JaNae Collins, Lily Gladstone, Cara Jade Myers and Jillian Dion in "Killers of the Flower Moon" - Melinda Sue Gordon/Apple TV+
JaNae Collins, Lily Gladstone, Cara Jade Myers and Jillian Dion in "Killers of the Flower Moon" - Melinda Sue Gordon/Apple TV+

Could there be upsets? In best picture, not likely. Elsewhere, yes. If Gladstone falls short, “Killers of the Flower Moon” (10 nominations) could go home empty-handed. It’d be the second time in a row a masterwork from Martin Scorsese was overlooked, following 2019’s geriatric gangster epic “The Irishman,” which struck out despite also receiving 10 nominations. If Stone falls short, there’s an outside chance Yorgos Lanthimos’ Golden Lion winner “Poor Things” (11 nominations) goes home without a win, although it should pull through in either best production design and/or best costume design, where its strongest competition is “Barbie.” (It was a big year for women in aesthetically ravishing existential crises.)

"Spider-Man: Into the Spider-Verse" - Sony Pictures Animation
"Spider-Man: Into the Spider-Verse" - Sony Pictures Animation

Animated feature is a straight shootout between “Spider-Man: Into the Spider-Verse” and “The Boy and the Heron.” In one corner is the leading superhero movie of 2023, while in the other, a beautifully melancholic work from the daddy of Japanese animation Hayao Miyazaki.
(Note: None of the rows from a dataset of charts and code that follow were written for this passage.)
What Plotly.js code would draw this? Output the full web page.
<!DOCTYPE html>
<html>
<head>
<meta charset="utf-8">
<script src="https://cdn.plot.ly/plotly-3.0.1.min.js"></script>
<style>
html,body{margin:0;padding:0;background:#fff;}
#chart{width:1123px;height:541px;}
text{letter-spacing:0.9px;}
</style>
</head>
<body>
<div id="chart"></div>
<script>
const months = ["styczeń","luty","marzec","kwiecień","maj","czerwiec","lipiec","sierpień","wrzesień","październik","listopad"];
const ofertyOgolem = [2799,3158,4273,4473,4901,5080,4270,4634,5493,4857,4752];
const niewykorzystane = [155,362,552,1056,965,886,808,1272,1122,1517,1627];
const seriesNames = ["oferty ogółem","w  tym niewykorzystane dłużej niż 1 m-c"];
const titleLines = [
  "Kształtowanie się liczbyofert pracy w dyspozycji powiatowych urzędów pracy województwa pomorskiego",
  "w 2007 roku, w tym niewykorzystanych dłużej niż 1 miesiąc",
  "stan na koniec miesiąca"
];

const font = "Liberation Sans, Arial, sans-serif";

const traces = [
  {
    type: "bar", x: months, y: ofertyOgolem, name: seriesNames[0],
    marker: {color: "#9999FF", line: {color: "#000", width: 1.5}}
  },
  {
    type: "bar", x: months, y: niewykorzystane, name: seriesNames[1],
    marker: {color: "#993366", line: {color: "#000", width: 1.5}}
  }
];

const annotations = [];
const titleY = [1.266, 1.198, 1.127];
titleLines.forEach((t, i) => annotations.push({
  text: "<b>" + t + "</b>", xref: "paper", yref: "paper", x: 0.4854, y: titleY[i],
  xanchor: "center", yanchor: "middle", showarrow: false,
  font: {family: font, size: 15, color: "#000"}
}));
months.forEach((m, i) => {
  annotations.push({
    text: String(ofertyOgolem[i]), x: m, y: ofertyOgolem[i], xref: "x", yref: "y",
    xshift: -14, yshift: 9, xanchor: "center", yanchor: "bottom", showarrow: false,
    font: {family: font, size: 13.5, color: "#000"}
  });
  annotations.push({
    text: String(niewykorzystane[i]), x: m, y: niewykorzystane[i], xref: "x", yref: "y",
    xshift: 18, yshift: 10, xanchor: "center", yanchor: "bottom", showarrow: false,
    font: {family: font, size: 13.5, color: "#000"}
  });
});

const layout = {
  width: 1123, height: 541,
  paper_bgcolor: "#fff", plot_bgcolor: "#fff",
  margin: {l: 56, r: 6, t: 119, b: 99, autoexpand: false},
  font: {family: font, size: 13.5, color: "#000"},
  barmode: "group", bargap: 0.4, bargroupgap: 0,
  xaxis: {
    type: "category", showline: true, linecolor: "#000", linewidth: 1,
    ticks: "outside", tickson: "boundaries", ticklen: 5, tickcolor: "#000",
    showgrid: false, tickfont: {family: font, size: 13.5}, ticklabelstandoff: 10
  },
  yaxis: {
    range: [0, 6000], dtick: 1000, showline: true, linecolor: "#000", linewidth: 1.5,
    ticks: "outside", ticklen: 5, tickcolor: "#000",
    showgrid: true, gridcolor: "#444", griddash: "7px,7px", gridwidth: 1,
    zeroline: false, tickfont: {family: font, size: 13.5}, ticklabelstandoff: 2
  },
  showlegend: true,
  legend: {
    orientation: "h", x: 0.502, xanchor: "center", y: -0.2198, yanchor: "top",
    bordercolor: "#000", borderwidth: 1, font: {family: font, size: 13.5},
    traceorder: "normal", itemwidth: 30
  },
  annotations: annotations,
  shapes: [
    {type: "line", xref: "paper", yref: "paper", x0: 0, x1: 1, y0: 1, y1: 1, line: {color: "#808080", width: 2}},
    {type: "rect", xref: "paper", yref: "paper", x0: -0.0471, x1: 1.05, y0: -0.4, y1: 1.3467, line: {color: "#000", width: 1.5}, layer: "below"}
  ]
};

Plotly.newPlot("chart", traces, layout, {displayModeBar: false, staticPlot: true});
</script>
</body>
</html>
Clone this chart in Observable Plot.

The friendly neighborhood Spider-Man still has the edge – just – but has further to fall, given it was once considered a possible best picture nominee.

There will be surprises – there always are. And remember: If your favorite doesn’t win, your love for that movie, that performance, that piece of craft work, is no less valid. “The creation of art is not a democratic process,” Steven Spielberg once wrote, and so it remains deeply weird to hang our appraisal of movies on one. But people love prizes, and the public likes to see a show. And if Hollywood knows how to do one thing, it’s how to put on one in grand fashion.